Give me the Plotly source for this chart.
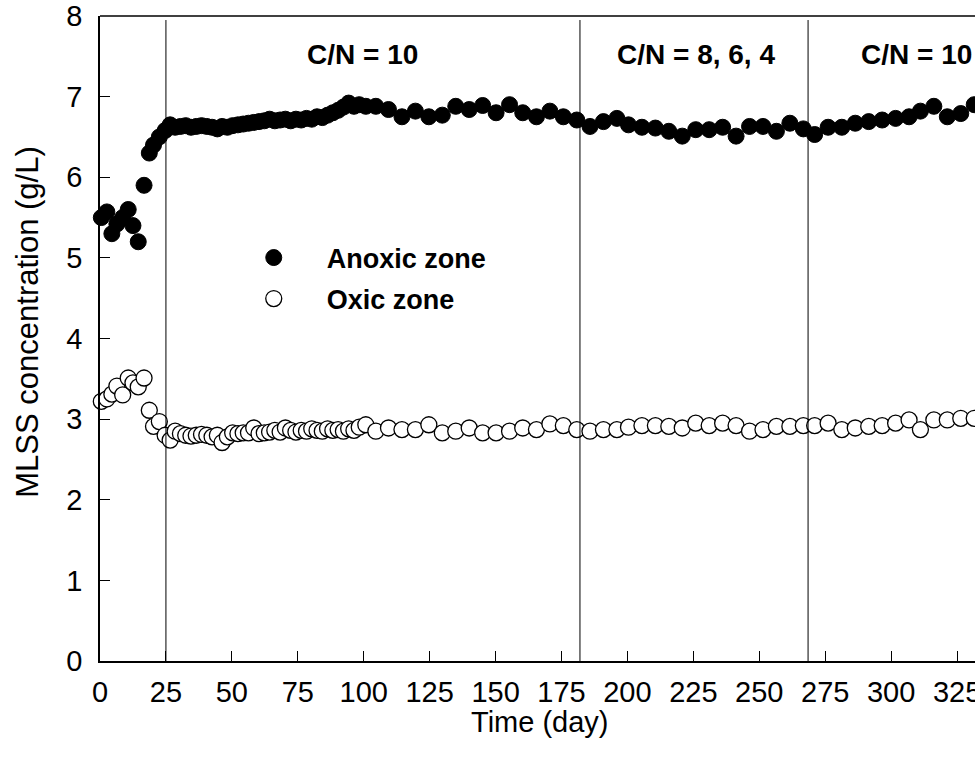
import plotly.graph_objects as go

# ---- data ----
days = [0.5, 2.6, 4.5, 6.4, 8.6, 10.7, 12.5, 14.5, 16.7, 18.7, 20.3, 22.5,
        24.7, 26.6, 28.5, 30.5, 32.5, 34.5, 36.5, 38.5, 40.5, 42.5, 44.5, 46.3,
        48.3, 50.3, 52.3, 54.3, 56.3, 58.3, 60.3, 62.3, 64.3, 66.3, 68.3, 70.3,
        72.3, 74.3, 76.3, 78.3, 80.3, 82.3, 84.3, 86.3, 88.3, 90.3, 92.3, 94.3,
        96.3, 98.3, 100.8, 104.6,
        109.4, 114.5, 119.6, 124.7, 129.8, 134.9, 140.0, 145.1, 150.2, 155.3,
        160.3, 165.5, 170.6, 175.7, 180.8, 185.8, 190.9, 196.0, 200.4, 205.5,
        210.6, 215.7, 220.8, 225.9, 231.0, 236.1, 241.2, 246.3, 251.4, 256.5,
        261.6, 266.7, 271.0, 276.1, 281.3, 286.4, 291.5, 296.6, 301.7, 306.8,
        311.1, 316.2, 321.3, 326.4, 331.5]

anoxic = [5.50, 5.57, 5.30, 5.42, 5.50, 5.60, 5.40, 5.20, 5.90, 6.30, 6.40, 6.50,
          6.58, 6.65, 6.62, 6.63, 6.64, 6.62, 6.63, 6.64, 6.63, 6.62, 6.60, 6.63,
          6.62, 6.64, 6.65, 6.66, 6.67, 6.68, 6.69, 6.70, 6.72, 6.70, 6.71, 6.72,
          6.70, 6.72, 6.71, 6.73, 6.72, 6.75, 6.74, 6.77, 6.80, 6.83, 6.87, 6.92,
          6.88, 6.90, 6.88, 6.88,
          6.84, 6.75, 6.82, 6.75, 6.77, 6.88, 6.84, 6.89, 6.80, 6.90,
          6.80, 6.75, 6.82, 6.75, 6.71, 6.63, 6.69, 6.73, 6.65, 6.62,
          6.61, 6.57, 6.51, 6.59, 6.59, 6.62, 6.51, 6.63, 6.63, 6.57,
          6.67, 6.60, 6.53, 6.62, 6.62, 6.67, 6.69, 6.71, 6.73, 6.75,
          6.82, 6.88, 6.75, 6.79, 6.90]

oxic = [3.22, 3.25, 3.31, 3.41, 3.30, 3.51, 3.45, 3.40, 3.51, 3.11, 2.91, 2.97,
        2.80, 2.74, 2.85, 2.82, 2.80, 2.79, 2.80, 2.81, 2.80, 2.78, 2.80, 2.71,
        2.78, 2.83, 2.82, 2.83, 2.83, 2.89, 2.82, 2.83, 2.84, 2.86, 2.84, 2.89,
        2.86, 2.84, 2.86, 2.85, 2.88, 2.86, 2.85, 2.88, 2.86, 2.87, 2.85, 2.88,
        2.86, 2.90, 2.93, 2.85,
        2.89, 2.87, 2.87, 2.93, 2.83, 2.85, 2.89, 2.83, 2.83, 2.85,
        2.89, 2.87, 2.94, 2.92, 2.87, 2.85, 2.87, 2.87, 2.90, 2.92,
        2.92, 2.91, 2.89, 2.95, 2.92, 2.95, 2.92, 2.85, 2.87, 2.91,
        2.91, 2.92, 2.92, 2.95, 2.87, 2.89, 2.91, 2.92, 2.95, 2.99,
        2.87, 2.99, 2.99, 3.01, 3.01]

phase_days = [25, 182, 268.5]
phase_labels = ["C/N = 10", "C/N = 8, 6, 4", "C/N = 10"]
phase_label_x = [99.5, 226, 309.5]
x_ticks = [0, 25, 50, 75, 100, 125, 150, 175, 200, 225, 250, 275, 300, 325]
y_ticks = [0, 1, 2, 3, 4, 5, 6, 7, 8]

FONT = "Liberation Sans, Arial, sans-serif"

fig = go.Figure()
fig.add_trace(go.Scatter(
    x=days, y=anoxic, mode="markers", name="<b>Anoxic zone</b>", legend="legend",
    showlegend=True,
    marker=dict(symbol="circle", size=16, color="black",
                line=dict(color="black", width=1)),
    cliponaxis=False))
fig.add_trace(go.Scatter(
    x=days, y=oxic, mode="markers", name="<b>Oxic zone</b>", legend="legend2",
    showlegend=True,
    marker=dict(symbol="circle", size=16, color="white",
                line=dict(color="black", width=1.3)),
    cliponaxis=False))

shapes = []
for d in phase_days:
    shapes.append(dict(type="line", xref="x", yref="y", x0=d, x1=d, y0=0, y1=7.95,
                       line=dict(color="black", width=1)))
shapes.append(dict(type="line", xref="paper", yref="paper", x0=0, x1=1.05, y0=1, y1=1,
                   line=dict(color="black", width=1.5)))

annotations = []
for lx, lt in zip(phase_label_x, phase_labels):
    annotations.append(dict(x=lx, y=7.52, xref="x", yref="y", text="<b>%s</b>" % lt,
                            showarrow=False, xanchor="center", yanchor="middle",
                            font=dict(family=FONT, size=28, color="black")))
annotations.append(dict(x=-0.0823, y=0.526, xref="paper", yref="paper",
                        text="MLSS concentration (g/L)", textangle=-90, showarrow=False,
                        xanchor="center", yanchor="middle",
                        font=dict(family=FONT, size=31, color="black")))
annotations.append(dict(x=0.503, y=-0.094, xref="paper", yref="paper",
                        text="Time (day)", showarrow=False,
                        xanchor="center", yanchor="middle",
                        font=dict(family=FONT, size=29, color="black")))

legend_common = dict(xanchor="left", yanchor="middle", bgcolor="rgba(0,0,0,0)",
                     borderwidth=0, itemwidth=96, itemsizing="trace",
                     font=dict(family=FONT, size=27, color="black"))

fig.update_layout(
    width=975, height=774,
    margin=dict(l=100, r=0, t=16, b=113, autoexpand=False),
    paper_bgcolor="white", plot_bgcolor="white",
    font=dict(family=FONT, color="black"),
    showlegend=True,
    shapes=shapes, annotations=annotations,
    legend=dict(x=0.138, y=1 - (258 - 16) / 645, **legend_common),
    legend2=dict(x=0.138, y=1 - (299 - 16) / 645, **legend_common),
    xaxis=dict(range=[0, 331.8], tickvals=x_ticks, ticktext=[str(t) for t in x_ticks],
               ticks="inside", ticklen=10, tickwidth=1.3, tickcolor="black",
               showline=True, linecolor="black", linewidth=1.5, showgrid=False,
               zeroline=False, ticklabelstandoff=4, automargin=False,
               ticklabeloverflow="allow",
               tickfont=dict(family=FONT, size=29, color="black")),
    yaxis=dict(range=[0, 8], tickvals=y_ticks,
               ticks="inside", ticklen=10, tickwidth=1.3, tickcolor="black",
               showline=True, linecolor="black", linewidth=1.5, showgrid=False,
               zeroline=False, ticklabelstandoff=10, automargin=False,
               tickfont=dict(family=FONT, size=29, color="black")),
)

fig.write_html("out.html", config={"displayModeBar": False},
               post_script="document.body.style.margin='0';document.body.style.overflow='hidden';")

□ □ □ □

▸ WHAT IS BEING ASKED
Up to and including the line containing "import plotly.graph_objects as go", repeat every line from the start of the data, but none of the pictures.

▸ RESPONSE
Give me the Plotly source for this chart.
import plotly.graph_objects as go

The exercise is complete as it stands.